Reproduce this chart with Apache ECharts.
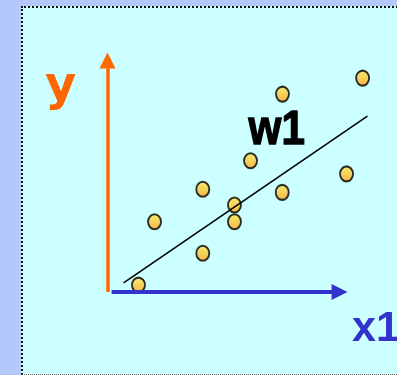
<!DOCTYPE html>
<html>
<head>
<meta charset="utf-8">
<script src="https://cdn.jsdelivr.net/npm/echarts@6/dist/echarts.min.js"></script>
<style>
  html, body { margin: 0; padding: 0; }
  body { width: 397px; height: 375px; background: #b4c8fb; position: relative; overflow: hidden; }
  #panel {
    position: absolute; left: 21px; top: 6px; width: 390px; height: 366px;
    background: #ccffff;
    border-left: 2px dotted #111;
    border-top: 2px dotted #111;
    border-bottom: 1px dotted #666;
  }
  #chart { position: absolute; left: 0; top: 0; width: 397px; height: 375px; }
</style>
</head>
<body>
<div id="panel"></div>
<div id="chart"></div>
<script>
// sample points (x1, y), axis units
const pointsX = [1.29, 1.96, 3.97, 3.97, 5.29, 5.29, 5.96, 7.28, 7.29, 9.96, 10.63];
const pointsY = [0.29, 2.94, 4.30, 1.62, 3.64, 2.94, 5.49, 4.17, 8.28, 4.94, 8.95];

// fitted line w1, two end points
const fitX = [0.67, 10.83];
const fitY = [0.38, 7.36];

// axis arrows: [start, end] in axis units
const yArrow = [[0, 0], [0, 9.69]];
const xArrow = [[0.17, 0], [9.67, 0]];

const chart = echarts.init(document.getElementById("chart"), null, { renderer: "canvas" });

function arrow(name, ends, color, width) {
  return {
    name: name,
    type: "line",
    data: [],
    silent: true,
    markLine: {
      silent: true,
      symbol: ["none", "triangle"],
      symbolSize: 16,
      label: { show: false },
      emphasis: { disabled: true },
      lineStyle: { color: color, width: width, type: "solid", opacity: 1 },
      itemStyle: { color: color },
      data: [[{ coord: ends[0] }, { coord: ends[1] }]]
    }
  };
}

const option = {
  backgroundColor: "transparent",
  animation: false,
  grid: { left: 107.5, top: 53, width: 288, height: 239 },
  xAxis: { type: "value", min: 0, max: 12, show: false },
  yAxis: { type: "value", min: 0, max: 10, show: false },
  graphic: [
    {
      type: "text", left: 45, top: 64,
      style: { text: "y", fill: "#ff6600", font: "bold 48px 'DejaVu Sans'" }
    },
    {
      type: "text", left: 248, top: 105, scaleX: 0.86,
      style: { text: "w1", fill: "#000", font: "bold 49px 'Liberation Sans'", stroke: "#000", lineWidth: 1.4 }
    },
    {
      type: "text", left: 352, top: 308,
      style: { text: "x1", fill: "#3333cc", font: "bold 43px 'Liberation Sans'" }
    }
  ],
  series: [
    arrow("y axis", yArrow, "#ff6a00", 3.5),
    arrow("x axis", xArrow, "#3333cc", 4),
    {
      name: "w1",
      type: "line",
      data: fitX.map((x, i) => [x, fitY[i]]),
      symbol: "none",
      clip: false,
      lineStyle: { color: "#000", width: 1.6 }
    },
    {
      name: "points",
      type: "scatter",
      data: pointsX.map((x, i) => [x, pointsY[i]]),
      symbol: "circle",
      symbolSize: [13, 15],
      clip: false,
      itemStyle: {
        color: new echarts.graphic.LinearGradient(0, 0, 0, 1, [
          { offset: 0, color: "#ffec50" },
          { offset: 1, color: "#ff9f1a" }
        ]),
        borderColor: "#000",
        borderWidth: 2
      }
    }
  ]
};

chart.setOption(option);
</script>
</body>
</html>
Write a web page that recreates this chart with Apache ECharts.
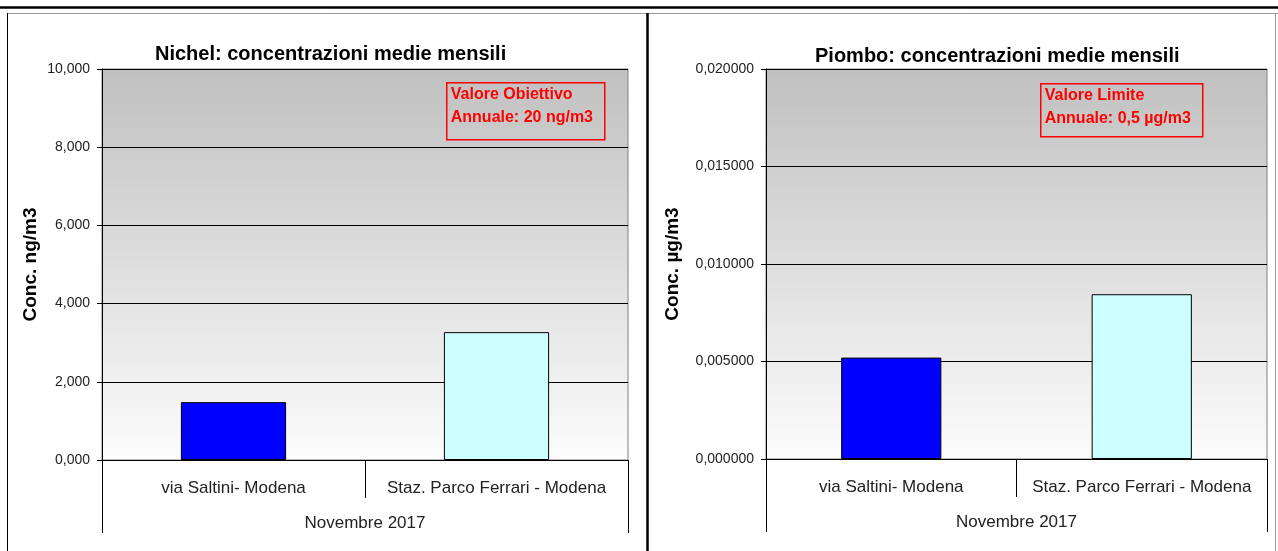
<!DOCTYPE html>
<html>
<head>
<meta charset="utf-8">
<script src="https://cdn.jsdelivr.net/npm/echarts@6/dist/echarts.min.js"></script>
<style>
html, body { margin: 0; padding: 0; background: #fff; }
#main { width: 1278px; height: 551px; }
</style>
</head>
<body>
<div id="main"></div>
<script>
var dom = document.getElementById("main");
var myChart = echarts.init(dom);
option = null;

var stations = ['via Saltini- Modena', 'Staz. Parco Ferrari - Modena'];
var period = ['Novembre 2017'];
var nichelValues = [1.48, 3.27];       // ng/m3
var piomboValues = [0.0052, 0.00845];  // µg/m3
var barColors = ['#0000ff', '#ccffff'];

var FONT = 'Liberation Sans, Arial, sans-serif';

function plotBg() {
    return new echarts.graphic.LinearGradient(0, 0, 0, 1, [
        { offset: 0, color: '#c0c0c0' },
        { offset: 1, color: '#fcfcfc' }
    ]);
}

function barData(values) {
    return values.map(function (v, i) {
        return { value: v, itemStyle: { color: barColors[i] } };
    });
}

function catAxes(gridIndex) {
    return [{
        type: 'category',
        gridIndex: gridIndex,
        data: stations,
        position: 'bottom',
        axisLine: { lineStyle: { color: '#000', width: 1 } },
        axisTick: { show: true, length: 38, interval: 0, lineStyle: { color: '#000' } },
        axisLabel: { interval: 0, margin: 20, color: '#222', fontSize: 17, fontFamily: FONT }
    }, {
        type: 'category',
        gridIndex: gridIndex,
        data: period,
        position: 'bottom',
        axisLine: { show: false },
        axisTick: { show: true, length: 73, lineStyle: { color: '#000' } },
        axisLabel: { margin: 55, color: '#222', fontSize: 17, fontFamily: FONT }
    }];
}

function valAxis(gridIndex, max, step, dec, name, gap) {
    return {
        type: 'value',
        gridIndex: gridIndex,
        min: 0,
        max: max,
        interval: step,
        name: name,
        nameLocation: 'middle',
        nameGap: gap,
        nameTextStyle: { fontWeight: 'bold', fontSize: 19, color: '#000', fontFamily: FONT },
        axisLine: { show: true, lineStyle: { color: '#000' } },
        axisTick: { show: true, inside: false, length: 5, lineStyle: { color: '#000' } },
        axisLabel: {
            margin: 12, color: '#222', fontSize: 14, fontFamily: FONT,
            formatter: function (v) { return v.toFixed(dec).replace('.', ','); }
        },
        splitLine: { show: true, lineStyle: { color: '#000', width: 1 } }
    };
}

function noteBox(x, y, w, h, lines) {
    return {
        type: 'group',
        left: x,
        top: y,
        z: 100,
        children: [{
            type: 'rect',
            shape: { x: 0, y: 0, width: w, height: h },
            style: { fill: 'transparent', stroke: '#ff0000', lineWidth: 1.5 }
        }, {
            type: 'text',
            x: 4, y: 0,
            style: {
                text: lines.join('\n'),
                fill: '#ff0000',
                font: 'bold 16px ' + FONT,
                lineHeight: 23
            }
        }]
    };
}

option = {
    animation: false,
    backgroundColor: '#fff',
    title: [{
        text: 'Nichel: concentrazioni medie mensili',
        left: 150, top: 39,
        textStyle: { fontSize: 20, fontWeight: 'bold', color: '#000', fontFamily: FONT }
    }, {
        text: 'Piombo: concentrazioni medie mensili',
        left: 810, top: 41,
        textStyle: { fontSize: 20, fontWeight: 'bold', color: '#000', fontFamily: FONT }
    }],
    grid: [{
        left: 102, top: 69, width: 526, height: 391,
        show: true, backgroundColor: plotBg(), borderColor: '#808080', borderWidth: 1
    }, {
        left: 766, top: 69, width: 501, height: 390,
        show: true, backgroundColor: plotBg(), borderColor: '#808080', borderWidth: 1
    }],
    xAxis: catAxes(0).concat(catAxes(1)),
    yAxis: [
        valAxis(0, 10, 2, 3, 'Conc. ng/m3', 62),
        valAxis(1, 0.02, 0.005, 6, 'Conc. \u00b5g/m3', 84)
    ],
    series: [{
        type: 'bar',
        xAxisIndex: 0,
        yAxisIndex: 0,
        barWidth: '40%',
        itemStyle: { borderColor: '#000', borderWidth: 1 },
        data: barData(nichelValues)
    }, {
        type: 'bar',
        xAxisIndex: 2,
        yAxisIndex: 1,
        barWidth: '40%',
        itemStyle: { borderColor: '#000', borderWidth: 1 },
        data: barData(piomboValues)
    }],
    graphic: [
        // page frame
        { type: 'line', shape: { x1: 0, y1: 7.5, x2: 1278, y2: 7.5 }, style: { stroke: '#000', lineWidth: 2.5 } },
        { type: 'line', shape: { x1: 7, y1: 13.5, x2: 1278, y2: 13.5 }, style: { stroke: '#999', lineWidth: 1 } },
        { type: 'line', shape: { x1: 7.5, y1: 13, x2: 7.5, y2: 551 }, style: { stroke: '#000', lineWidth: 1 } },
        { type: 'line', shape: { x1: 647.5, y1: 13, x2: 647.5, y2: 551 }, style: { stroke: '#000', lineWidth: 2.5 } },
        { type: 'line', shape: { x1: 1275.5, y1: 13, x2: 1275.5, y2: 551 }, style: { stroke: '#999', lineWidth: 1 } },
        noteBox(446, 82, 158, 57, ['Valore Obiettivo', 'Annuale: 20 ng/m3']),
        noteBox(1040, 83, 162, 53, ['Valore Limite', 'Annuale: 0,5 \u00b5g/m3'])
    ]
};

if (option && typeof option === "object") {
    myChart.setOption(option, true);
}
</script>
</body>
</html>
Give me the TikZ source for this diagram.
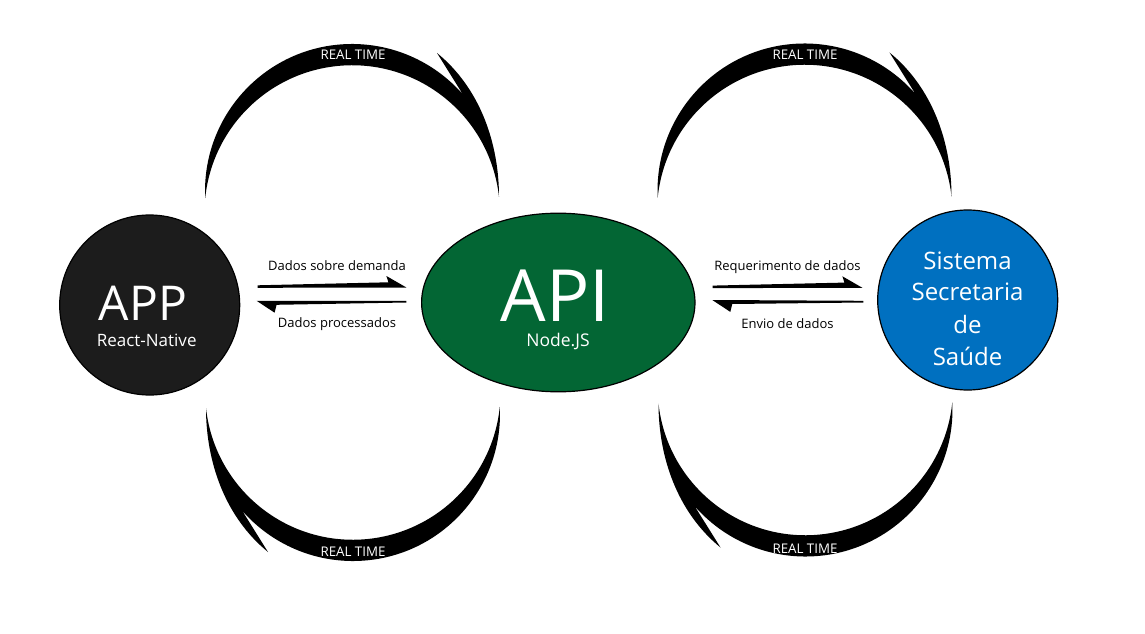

WHAT IS NEEDED |
Copy every line of the listing that contains the word "Apache".

TASK RESPONSE |
Reproduce this chart with Apache ECharts.
Write a web page that recreates this chart with Apache ECharts.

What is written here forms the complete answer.